San Francisco residents block Waymo robotaxis with cones
Richmond neighbors in San Francisco place cones to deter Waymo's driverless cars from a cul-de-sac, citing nightly noise; the company has limited drop-offs.
Richmond neighbors in San Francisco place cones to deter Waymo's driverless cars from a cul-de-sac, citing nightly noise; the company has limited drop-offs.
© Waymo
San Francisco is seeing another clash between residents and Waymo’s driverless fleet. As reported by the San Francisco Chronicle, starting October 5 people in the Richmond neighborhood began placing traffic cones and bright signs at the entrance to a dead-end street, with a message reading NO WAYMO 20:00–08:00. What used to be a quiet residential corner has turned into a round-the-clock turnaround zone for autonomous cars, keeping people awake with sensor beeps, engine noise, and headlights.

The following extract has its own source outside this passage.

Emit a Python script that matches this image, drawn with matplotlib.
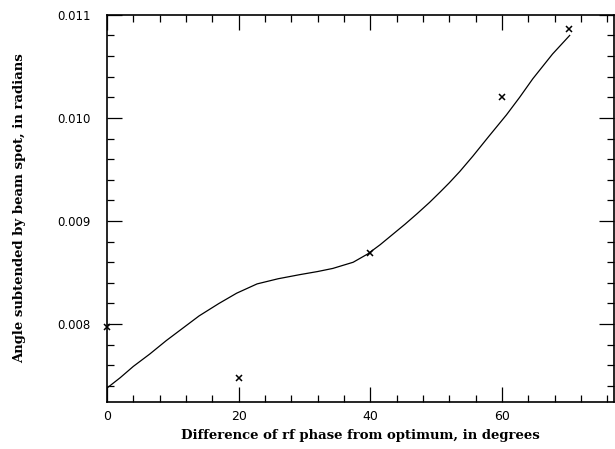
import matplotlib
matplotlib.use("Agg")
import matplotlib.pyplot as plt
from matplotlib.ticker import MultipleLocator, FormatStrFormatter

# measured points (x markers)
phase_pts = [0, 20, 40, 60, 70.2]
angle_pts = [0.00797, 0.007478, 0.008686, 0.010203, 0.010865]

# fitted curve
phase_fit = [0, 2, 4, 6.5, 9, 11.5, 14, 17, 19.7, 22.8, 26, 29.3, 32, 34.3, 37.4,
             39.6, 41.5, 43.4, 45.3, 47.1, 49, 50.6, 52, 53.6, 55.6, 58, 60.7, 62.7,
             64.7, 66.2, 67.7, 70.3]
angle_fit = [0.00738, 0.00748, 0.00759, 0.00771, 0.00784, 0.00796, 0.00808, 0.00820,
             0.00830, 0.00839, 0.00844, 0.00848, 0.00851, 0.00854, 0.00860,
             0.00868, 0.00877, 0.00887, 0.00897, 0.00907, 0.00918, 0.00928, 0.00937,
             0.00948, 0.00963, 0.00982, 0.01003, 0.01020, 0.01038, 0.01050, 0.01062,
             0.01080]

x_ticks = [0, 20, 40, 60]

fig = plt.figure(figsize=(6.15, 4.49), dpi=100)
ax = fig.add_axes([0.174, 0.105, 0.824, 0.862])

ax.plot(phase_fit, angle_fit, color="black", lw=0.9)
ax.plot(phase_pts, angle_pts, "x", color="black", ms=5, mew=1.1, clip_on=False)

ax.set_xlim(0, 77)
ax.set_ylim(0.007246, 0.011)
ax.set_xticks(x_ticks)
ax.xaxis.set_minor_locator(MultipleLocator(4))
ax.yaxis.set_major_locator(MultipleLocator(0.001))
ax.yaxis.set_minor_locator(MultipleLocator(0.0002))
ax.yaxis.set_major_formatter(FormatStrFormatter("%.3f"))

ax.tick_params(which="both", direction="in", top=True, right=True, width=0.9)
ax.tick_params(which="major", length=11, labelsize=9)
ax.tick_params(which="minor", length=5)
ax.tick_params(axis="x", pad=6)
ax.tick_params(axis="y", pad=12, labelsize=8.5)
for s in ax.spines.values():
    s.set_linewidth(1.2)

ax.set_xlabel("Difference of rf phase from optimum, in degrees",
              family="DejaVu Serif", fontweight="bold", fontsize=9.5)
ax.set_ylabel("Angle subtended by beam spot, in radians",
              family="DejaVu Serif", fontweight="bold", fontsize=9.5, labelpad=22)

fig.savefig("out.png", dpi=100)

Locals say Waymo vehicles can show up as many as seven times an hour overnight, and that numerous complaints to the company and conversations with its engineers have brought no change. They even wrote instructions for human drivers: if you enter the street, please put the cone back so the improvised barrier continues to deter the driverless cars. It’s a low-tech workaround against a high-tech visitor, born of sheer fatigue.
This isn’t the first time Waymo’s robotaxis have tested neighbors’ patience. Last year, in one city neighborhood, the cars spent nearly three weeks honking through the night. Similar accounts appear on Reddit, where users say vehicles often get stuck in cul-de-sacs across different parts of the city—and that this has been happening for more than a year.
Amid the grassroots pushback, the company unexpectedly narrowed operations in the trouble spot: as of October 16, Waymo barred its autonomous vehicles from dropping off passengers in that cul-de-sac. There has been no official comment from the company on why it made this change.